Problem details
Retype the lines beneath this one, from the first through the line containing "Serif', 'Times New". Pictures are left out.

Provided data
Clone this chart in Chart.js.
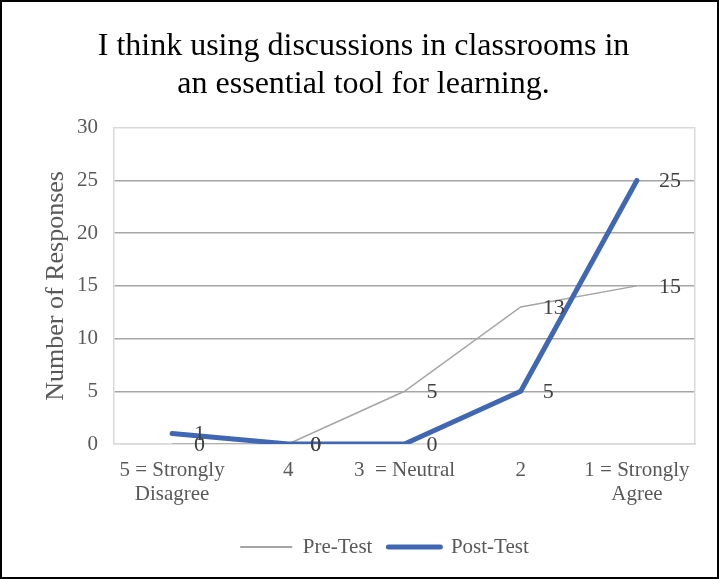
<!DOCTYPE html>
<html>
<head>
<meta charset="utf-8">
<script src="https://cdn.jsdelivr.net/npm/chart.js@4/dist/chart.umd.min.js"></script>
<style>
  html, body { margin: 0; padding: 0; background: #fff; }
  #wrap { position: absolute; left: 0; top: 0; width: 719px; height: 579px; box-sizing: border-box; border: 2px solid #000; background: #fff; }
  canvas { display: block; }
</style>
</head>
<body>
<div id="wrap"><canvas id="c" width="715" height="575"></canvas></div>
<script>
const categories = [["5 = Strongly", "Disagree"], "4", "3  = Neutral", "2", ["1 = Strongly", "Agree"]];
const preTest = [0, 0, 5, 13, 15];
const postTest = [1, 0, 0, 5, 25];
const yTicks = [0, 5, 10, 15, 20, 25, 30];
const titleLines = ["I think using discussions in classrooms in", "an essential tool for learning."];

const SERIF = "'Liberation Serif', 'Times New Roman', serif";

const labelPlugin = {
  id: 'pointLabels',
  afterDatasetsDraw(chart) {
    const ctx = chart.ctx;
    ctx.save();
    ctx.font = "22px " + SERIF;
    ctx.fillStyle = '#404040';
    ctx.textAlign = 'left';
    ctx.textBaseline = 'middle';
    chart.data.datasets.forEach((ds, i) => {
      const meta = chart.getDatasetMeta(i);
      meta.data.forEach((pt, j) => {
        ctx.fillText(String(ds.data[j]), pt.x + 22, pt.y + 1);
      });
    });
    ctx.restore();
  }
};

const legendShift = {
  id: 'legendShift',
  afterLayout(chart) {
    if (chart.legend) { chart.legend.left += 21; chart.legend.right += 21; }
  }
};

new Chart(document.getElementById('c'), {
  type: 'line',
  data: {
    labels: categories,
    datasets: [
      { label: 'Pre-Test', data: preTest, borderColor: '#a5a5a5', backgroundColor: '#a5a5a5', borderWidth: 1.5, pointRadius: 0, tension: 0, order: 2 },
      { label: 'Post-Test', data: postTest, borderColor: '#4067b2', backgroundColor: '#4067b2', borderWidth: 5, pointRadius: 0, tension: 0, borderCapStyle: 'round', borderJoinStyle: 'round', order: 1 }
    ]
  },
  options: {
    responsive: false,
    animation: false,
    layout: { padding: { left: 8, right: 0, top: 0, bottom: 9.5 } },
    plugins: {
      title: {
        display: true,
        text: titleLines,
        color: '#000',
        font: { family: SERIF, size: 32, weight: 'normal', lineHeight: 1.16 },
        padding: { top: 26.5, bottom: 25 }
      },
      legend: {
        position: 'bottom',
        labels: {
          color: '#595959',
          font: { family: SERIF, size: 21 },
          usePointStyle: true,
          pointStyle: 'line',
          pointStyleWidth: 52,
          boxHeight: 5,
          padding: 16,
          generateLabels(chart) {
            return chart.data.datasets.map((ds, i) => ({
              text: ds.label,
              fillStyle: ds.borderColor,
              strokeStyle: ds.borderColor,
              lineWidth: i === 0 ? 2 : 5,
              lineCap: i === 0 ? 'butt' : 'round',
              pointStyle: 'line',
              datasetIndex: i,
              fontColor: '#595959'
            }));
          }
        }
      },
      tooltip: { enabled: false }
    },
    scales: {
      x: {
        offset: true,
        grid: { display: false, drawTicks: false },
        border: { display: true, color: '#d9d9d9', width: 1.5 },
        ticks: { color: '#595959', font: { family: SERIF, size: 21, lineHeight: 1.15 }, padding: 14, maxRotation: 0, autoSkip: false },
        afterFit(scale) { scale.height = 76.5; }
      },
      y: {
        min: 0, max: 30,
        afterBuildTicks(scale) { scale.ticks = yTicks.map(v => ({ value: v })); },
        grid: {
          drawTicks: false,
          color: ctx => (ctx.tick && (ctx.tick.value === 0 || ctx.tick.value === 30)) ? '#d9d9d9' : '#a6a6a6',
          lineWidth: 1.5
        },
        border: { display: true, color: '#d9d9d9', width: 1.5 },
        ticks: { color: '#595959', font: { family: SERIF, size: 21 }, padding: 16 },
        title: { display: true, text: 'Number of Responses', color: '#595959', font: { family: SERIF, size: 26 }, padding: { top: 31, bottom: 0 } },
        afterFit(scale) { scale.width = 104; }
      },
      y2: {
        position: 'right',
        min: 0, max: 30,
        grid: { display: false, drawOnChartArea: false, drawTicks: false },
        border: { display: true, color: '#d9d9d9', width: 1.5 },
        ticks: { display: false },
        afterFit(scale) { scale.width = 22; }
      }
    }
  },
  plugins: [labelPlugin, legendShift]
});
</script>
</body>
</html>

Written answer
Clone this chart in Chart.js.
<!DOCTYPE html>
<html>
<head>
<meta charset="utf-8">
<script src="https://cdn.jsdelivr.net/npm/chart.js@4/dist/chart.umd.min.js"></script>
<style>
  html, body { margin: 0; padding: 0; background: #fff; }
  #wrap { position: absolute; left: 0; top: 0; width: 719px; height: 579px; box-sizing: border-box; border: 2px solid #000; background: #fff; }
  canvas { display: block; }
</style>
</head>
<body>
<div id="wrap"><canvas id="c" width="715" height="575"></canvas></div>
<script>
const categories = [["5 = Strongly", "Disagree"], "4", "3  = Neutral", "2", ["1 = Strongly", "Agree"]];
const preTest = [0, 0, 5, 13, 15];
const postTest = [1, 0, 0, 5, 25];
const yTicks = [0, 5, 10, 15, 20, 25, 30];
const titleLines = ["I think using discussions in classrooms in", "an essential tool for learning."];

const SERIF = "'Liberation Serif', 'Times New Roman', serif";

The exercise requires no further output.